An update on the status of the R&D income tax incentive
It's been a mixed bag of updates. While the new R&D income tax incentive came into effect on 1 October 2012, the first series of responses to the applications started trickling through in the last quarter of 2013. This signaled hope that the incentive was back-on-track after a protracted period of silence.
In a very recent development, the DST has released a two new, compulsory forms. The first, a Progress Report, is required to be completed within 1 year of a taxpayer's application having been approved. The second, a Notifica-tion Form, is required to be completed each time a change to R&D is introduced. These Forms are not without their problems: the subject matter of both raise a number of serious concerns. A tongue-in-cheek view has been expressed of the authorities' penchant for seemingly endless paperwork and red tape! More seriously, there is a concern that, what was once an alluring, efficient tax incentive is starting to resemble a bureaucratic grant, disincentivising the incentive.
Currently, there are three major issues of concern: first, the lengthy delays persist – taxpayers can continue to expect a wait in excess of 18 months for a substantive response after submitting an application. Since this prevents taxpayers from claiming the incentive in the year of assessment, this is no small matter.
Second, the long-promised Best Practice Guideline has now been outstanding for almost two years. What makes this particularly problematic – apart from the obvious, inordinate delay – is the lack of certainty that has resulted in the vacuum created in its absence. Third, and what is of particular concern to us in recent months is a spate of applications that have been declined by the DST, without any substantive reasons being provided. A number of taxpayers have responded by demanding reasons under the Promotion Of Administrative Justice Act (PAJA) – we believe that litigation against the authorities is now inevitable, which is very unfortunate.
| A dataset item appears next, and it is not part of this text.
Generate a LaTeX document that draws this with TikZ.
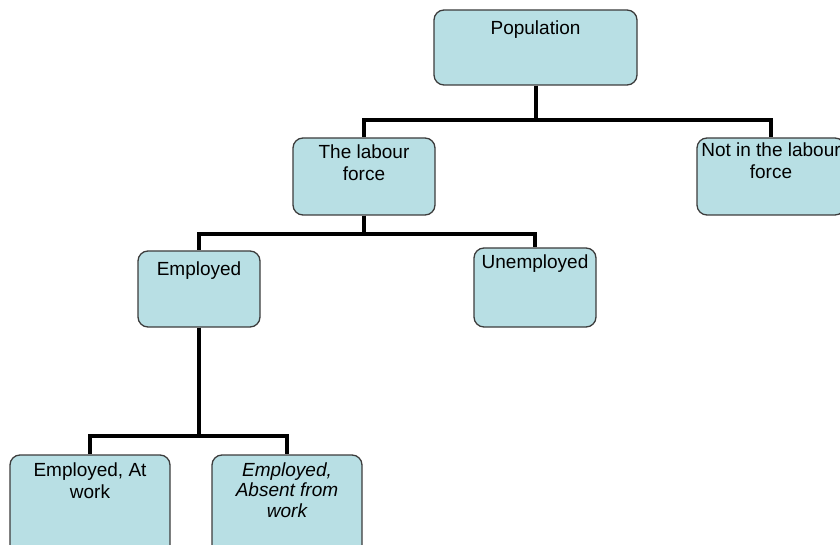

Over the past few years, the authorities have been urged and advised to put proper procedures in place to facilitate appeals processes. For unknown reasons, that advice was declined. We would suggest that the majority of complaints would be removed readily if this measure were introduced.
For what was a very brief moment, there was good news to report: earlier in the year, the DST put out a public tender for external consultants to assist in the assessment of the applications. This received praise from all quarters, and was expected to provide the skilled resources required to give proper, thorough attention to the growing backlog. Inexplicably, however, at the final hurdle, the DST insisted that applicants for the tender would be considered only if they had no experience in dealing with R&D tax incentive applications. We are not certain what advantage could be achieved by excluding experts from considera-tion in a specialised discipline, that is heavily dependent on experts. This decision has been criticised from industry, experts and taxpayers, and the DST has yet to act on the tender. In the meanwhile, the number of outstanding applications continues to rise.
Finally, and most recently, the DST has scheduled what is called an "Industry Information Session" for end-June, although no specific Agenda has been provided. We are hopeful that the appropriate, long-outstanding remedial action is implemented. After all, it's in no one's best interests to see the matter taken to court.